What organizations should do now
- Inventory AI systems. Identify where AI is in products and internal processes. Classify uses by risk level under the Act.
- Gap analysis. Compare current controls to EU requirements, NIST AI RMF, and ISO/IEC 42001. Prioritize high-risk and GPAI-related gaps.
- Data governance. Strengthen data quality, provenance checks, and copyright screening. Plan for training data documentation.
- Technical documentation. Build model cards, system logs, and evaluation records. Prepare conformity assessment materials for high-risk systems.
- Human oversight. Define clear intervention points. Train staff on escalation and incident reporting.
- Vendor and contract updates. Flow down obligations to suppliers and downstream deployers. Specify audit rights and incident duties.
- Labeling and user disclosures. Implement clear notices for AI interactions and synthetic media.
- Testing and red-teaming. Evaluate safety, robustness, bias, and cybersecurity. Document results and mitigations.

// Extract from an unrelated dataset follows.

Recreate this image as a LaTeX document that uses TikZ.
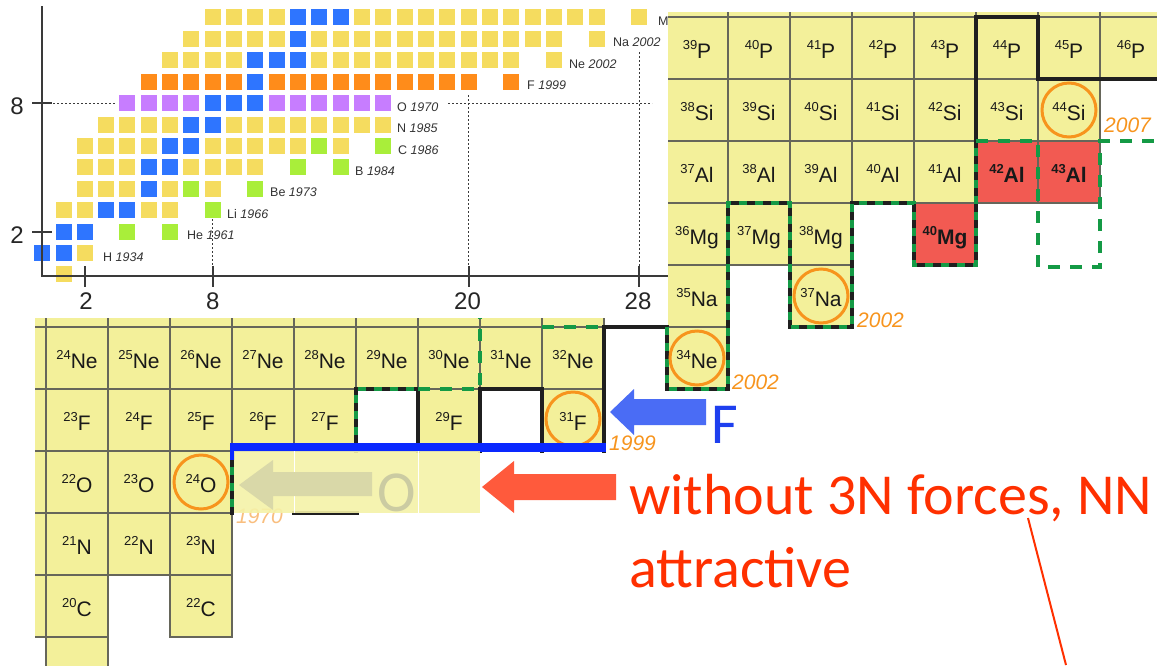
\documentclass[tikz,border=0pt]{standalone}
\usepackage{fontspec}
\setmainfont{Liberation Sans}
\newfontfamily\calib{Carlito}
\definecolor{sqY}{HTML}{F5DC5F}
\definecolor{sqB}{HTML}{2E75FF}
\definecolor{sqO}{HTML}{FF8C1A}
\definecolor{sqP}{HTML}{C77DFF}
\definecolor{sqG}{HTML}{A9EE3A}
\definecolor{cellY}{HTML}{F3F09A}
\definecolor{cellR}{HTML}{F25A52}
\definecolor{gridc}{HTML}{66665A}
\definecolor{dripG}{HTML}{149A45}
\definecolor{orng}{HTML}{F7941D}
\definecolor{bluebar}{HTML}{0A28FF}
\definecolor{bluearr}{HTML}{4A6CF5}
\definecolor{blueF}{HTML}{1E3FEF}
\definecolor{redarr}{HTML}{FF5A3C}
\definecolor{redtxt}{HTML}{FF3000}
\definecolor{fadeY}{HTML}{F5F2A8}
\definecolor{fadeA}{HTML}{D9D8A8}
\definecolor{fadeO}{HTML}{CBCBA2}
\definecolor{fadeYr}{HTML}{F9BE7E}
\definecolor{axisc}{HTML}{3A3A3A}
\newcommand{\sqr}[3]{\fill[#3] ({42.2+21.32*#1-8},{274.4-21.41*#2-8}) rectangle ++(16,16);}
\newcommand{\isot}[2]{{\fontsize{13}{13}\selectfont\raisebox{8.5pt}{#1}}{\fontsize{21}{21}\selectfont #2}}
\newcommand{\isotb}[2]{{\bfseries\isot{#1}{#2}}}
\newcommand{\cel}[4]{\path[fill=#3, draw=gridc, line width=1.3pt] ({46+62*(#1-14)},{327-62*(#2-10)}) rectangle ++(62,62);
  \node[celltext] (c-#1-#2) at ({77+62*(#1-14)},{368-62*(#2-10)}) {#4};}
\newcommand{\celf}[3]{\path[fill=#3, draw=gridc, line width=1.3pt] ({46+62*(#1-14)},{327-62*(#2-10)}) rectangle ++(62,62);}
\begin{document}
\begin{tikzpicture}[x=1pt,y=-1pt,
  chartlbl/.style={anchor=base west, inner sep=0, font=\fontsize{12.5}{12.5}\selectfont, text=black!80},
  axislbl/.style={inner sep=0, font=\fontsize{24}{24}\selectfont, text=black!85},
  celltext/.style={anchor=base, inner sep=0, text=black!90},
  blkline/.style={draw=black!88, line width=4.5pt, line join=miter, line cap=rect},
  grnline/.style={draw=dripG, line width=4.5pt, dash pattern=on 12pt off 10pt},
  bgdash/.style={draw=dripG, line width=4.5pt, dash pattern=on 8pt off 8pt},
  isocirc/.style={draw=orng, line width=3pt},
  yearlbl/.style={anchor=west, inner sep=0, text=orng, font=\fontsize{21}{21}\selectfont\itshape},
  dotl/.style={draw=axisc, line width=0.9pt, dash pattern=on 2pt off 2pt},
  axisl/.style={draw=axisc, line width=2pt},
  bigtxt/.style={anchor=base west, inner sep=0, font=\calib\fontsize{58}{58}\selectfont}]
\useasboundingbox (0,0) rectangle (1157,665);
\fill[white] (0,0) rectangle (1157,665);

% ---------- small nuclide chart ----------
\foreach \z/\a/\b in {0/1/1,1/2/2,3/1/6,4/2/8,5/2/10,6/2/14,7/3/16,10/6/22,11/7/24,12/8/26}
  \foreach \n in {\a,...,\b} {\sqr{\n}{\z}{sqY}}
\foreach \n/\z in {24/10,26/11,28/12} {\sqr{\n}{\z}{sqY}}
\foreach \n in {4,...,16} {\sqr{\n}{8}{sqP}}
\foreach \n in {5,...,20} {\sqr{\n}{9}{sqO}}
\sqr{22}{9}{sqO}
\foreach \n/\z in {0/1,1/1,1/2,2/2,3/3,4/3,5/4,5/5,6/5,6/6,7/6,7/7,8/7,8/8,9/8,10/8,10/9,10/10,11/10,12/10,12/11,12/12,13/12,14/12} {\sqr{\n}{\z}{sqB}}
\foreach \n/\z in {4/2,6/2,8/3,7/4,10/4,12/5,14/5,13/6,16/6} {\sqr{\n}{\z}{sqG}}

\draw[axisl] (42,6) -- (42,276) -- (670,276);
\draw[axisl] (32,103.1) -- (52,103.1);
\draw[axisl] (32,231.6) -- (52,231.6);
\foreach \x in {84.8,212.8,468.6,639.2} {\draw[axisl] (\x,266) -- (\x,287);}
\draw[dotl] (53,103.1) -- (116,103.1);
\draw[dotl] (448,103.1) -- (652,103.1);
\draw[dotl] (212.8,219) -- (212.8,266);
\draw[dotl] (468.6,95) -- (468.6,266);
\draw[dotl] (639.2,52) -- (639.2,266);
\node[axislbl] (ya8) at (17,106) {8};
\node[axislbl] (ya2) at (17,235) {2};
\node[axislbl] (xa2) at (86,301) {2};
\node[axislbl] (xa8) at (212.8,301) {8};
\node[axislbl] (xa20) at (467.5,301) {20};
\node[axislbl] (xa28) at (638,301) {28};

\node[chartlbl] (lH)  at (103,261)   {H \textit{1934}};
\node[chartlbl] (lHe) at (187,239.6) {He \textit{1961}};
\node[chartlbl] (lLi) at (227,218.2) {Li \textit{1966}};
\node[chartlbl] (lBe) at (270,196.8) {Be \textit{1973}};
\node[chartlbl] (lB)  at (355,175.4) {B \textit{1984}};
\node[chartlbl] (lC)  at (398,154)   {C \textit{1986}};
\node[chartlbl] (lN)  at (397,132.5) {N \textit{1985}};
\node[chartlbl] (lO)  at (397,111.1) {O \textit{1970}};
\node[chartlbl] (lF)  at (527,89.7)  {F \textit{1999}};
\node[chartlbl] (lNe) at (569,68.3)  {Ne \textit{2002}};
\node[chartlbl] (lNa) at (613,46.9)  {Na \textit{2002}};
\node[chartlbl] (lMg) at (658,25.5)  {Mg \textit{2002}};

% ---------- right panel ----------
\begin{scope}
\clip (668,12) rectangle (1157,395);
\foreach \n in {24,...,31} {\celf{\n}{16}{cellY}}
\foreach \n in {24,...,31} {\pgfmathtruncatemacro{\m}{\n+15}\cel{\n}{15}{cellY}{\isot{\m}{P}}}
\foreach \n in {24,...,30} {\pgfmathtruncatemacro{\m}{\n+14}\cel{\n}{14}{cellY}{\isot{\m}{Si}}}
\foreach \n in {24,...,28} {\pgfmathtruncatemacro{\m}{\n+13}\cel{\n}{13}{cellY}{\isot{\m}{Al}}}
\cel{29}{13}{cellR}{\isotb{42}{Al}}
\cel{30}{13}{cellR}{\isotb{43}{Al}}
\foreach \n in {24,...,26} {\pgfmathtruncatemacro{\m}{\n+12}\cel{\n}{12}{cellY}{\isot{\m}{Mg}}}
\cel{28}{12}{cellR}{\isotb{40}{Mg}}
\cel{24}{11}{cellY}{\isot{35}{Na}}
\cel{26}{11}{cellY}{\isot{37}{Na}}
\end{scope}
\cel{24}{10}{cellY}{\isot{34}{Ne}}

% ---------- lower left panel ----------
\begin{scope}
\clip (35,318) rectangle (666,665);
\foreach \n in {13,...,22} {\celf{\n}{11}{cellY}}
\foreach \n in {13,...,22} {\pgfmathtruncatemacro{\m}{\n+10}\cel{\n}{10}{cellY}{\isot{\m}{Ne}}}
\foreach \n in {13,...,18,20,22} {\pgfmathtruncatemacro{\m}{\n+9}\cel{\n}{9}{cellY}{\isot{\m}{F}}}
\foreach \n in {13,...,16} {\pgfmathtruncatemacro{\m}{\n+8}\cel{\n}{8}{cellY}{\isot{\m}{O}}}
\foreach \n in {13,...,16} {\pgfmathtruncatemacro{\m}{\n+7}\cel{\n}{7}{cellY}{\isot{\m}{N}}}
\foreach \n in {13,14,16} {\pgfmathtruncatemacro{\m}{\n+6}\cel{\n}{6}{cellY}{\isot{\m}{C}}}
\celf{14}{5}{cellY}
\end{scope}

% ---------- drip lines ----------
\draw[blkline] (1157,79) -- (1038,79) -- (1038,17) -- (976,17) -- (976,265) -- (914,265) -- (914,203) -- (852,203) -- (852,327) -- (790,327) -- (790,203) -- (728,203) -- (728,389) -- (667,389) -- (667,327) -- (604,327) -- (604,451);
\draw[blkline] (542,451) -- (542,389) -- (480,389) -- (480,451);
\draw[blkline] (418,451) -- (418,389) -- (356,389) -- (356,451);
\draw[blkline] (294,513) -- (357,513);
\draw[blkline] (232,451) -- (232,513);
\draw[bgdash] (667,327) -- (667,389) -- (728,389) -- (728,203) -- (790,203) -- (790,327) -- (852,327) -- (852,203) -- (914,203) -- (914,265) -- (976,265) -- (976,141);
\draw[bgdash] (356,451) -- (356,389) -- (418,389);
\draw[bgdash] (232,451) -- (232,513);
\draw[grnline] (976,141) -- (1038,141) -- (1038,267) -- (1100,267) -- (1100,141) -- (1157,141);
\draw[grnline] (418,389) -- (480,389) -- (480,318);
\draw[grnline] (542,327) -- (604,327);

% ---------- circles and years ----------
\draw[isocirc] (1069,110) circle[radius=27];
\draw[isocirc] (821,296) circle[radius=27];
\draw[isocirc] (697,358) circle[radius=27];
\draw[isocirc] (573,419) circle[radius=27];
\draw[isocirc] (201,482) circle[radius=27];
\node[yearlbl] (y2007) at (1104,125) {2007};
\node[yearlbl] (y2002a) at (857,320) {2002};
\node[yearlbl] (y2002b) at (732,382) {2002};
\node[yearlbl] (y1999) at (609,443) {1999};
\node[yearlbl, text=fadeYr] (y1970) at (236,516) {1970};

% ---------- blue bar and faded overlay ----------
\draw[bluebar, line width=9pt] (230,447) -- (606,447);
\draw[bluebar, line width=4.5pt] (232.5,447) -- (232.5,460);
\fill[fadeY, opacity=0.9] (234,451) rectangle (480,513);
\draw[white, line width=1pt] (294,451) -- (294,513);
\draw[white, line width=1pt] (418,451) -- (418,513);
\fill[fadeA] (239,485) -- (273,460) -- (273,472) -- (372,472) -- (372,496) -- (273,496) -- (273,510) -- cycle;
\node[bigtxt, text=fadeO] (fadedO) at (377,511) {O};

% ---------- arrows and labels ----------
\fill[bluearr] (610,412) -- (634,389) -- (634,399) -- (706,399) -- (706,425) -- (634,425) -- (634,435) -- cycle;
\node[bigtxt, text=blueF] (lblF) at (711,443) {F};
\fill[redarr] (482,487) -- (514,461) -- (514,474) -- (616,474) -- (616,500) -- (514,500) -- (514,513) -- cycle;
\node[bigtxt, text=redtxt] (txt1) at (629,514) {without 3N forces, NN};
\node[bigtxt, text=redtxt] (txt2) at (629,587) {attractive};
\coordinate (rl1) at (1028,518);
\coordinate (rl2) at (1066,665);
\draw[redtxt, line width=2pt] (rl1) -- (rl2);
\end{tikzpicture}
\end{document}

What it means for consumers
People should see more transparency about when they are dealing with AI. Synthetic media should be labeled, helping users spot deepfakes. High-risk systems must build in human oversight. There will be new channels to report problems and seek redress. National authorities can order fixes and impose fines if providers break the rules.
The road ahead
Much will depend on implementation. The Commission and national regulators will issue guidance, templates, and lists that define high-risk use cases in more detail. Test standards and reference benchmarks will evolve. Companies will push for interoperability between EU requirements and frameworks used in other regions. Policymakers will face pressure to keep the rules current as AI capabilities advance.
The EU has set a marker. Supporters say clearer rules will increase trust and encourage adoption. Critics warn about compliance costs and the risk of locking in today’s methods. Both points carry weight. What happens over the next two years—how firms adapt, how regulators enforce, and how the market responds—will decide whether the AI Act becomes a model for the world or a cautionary tale.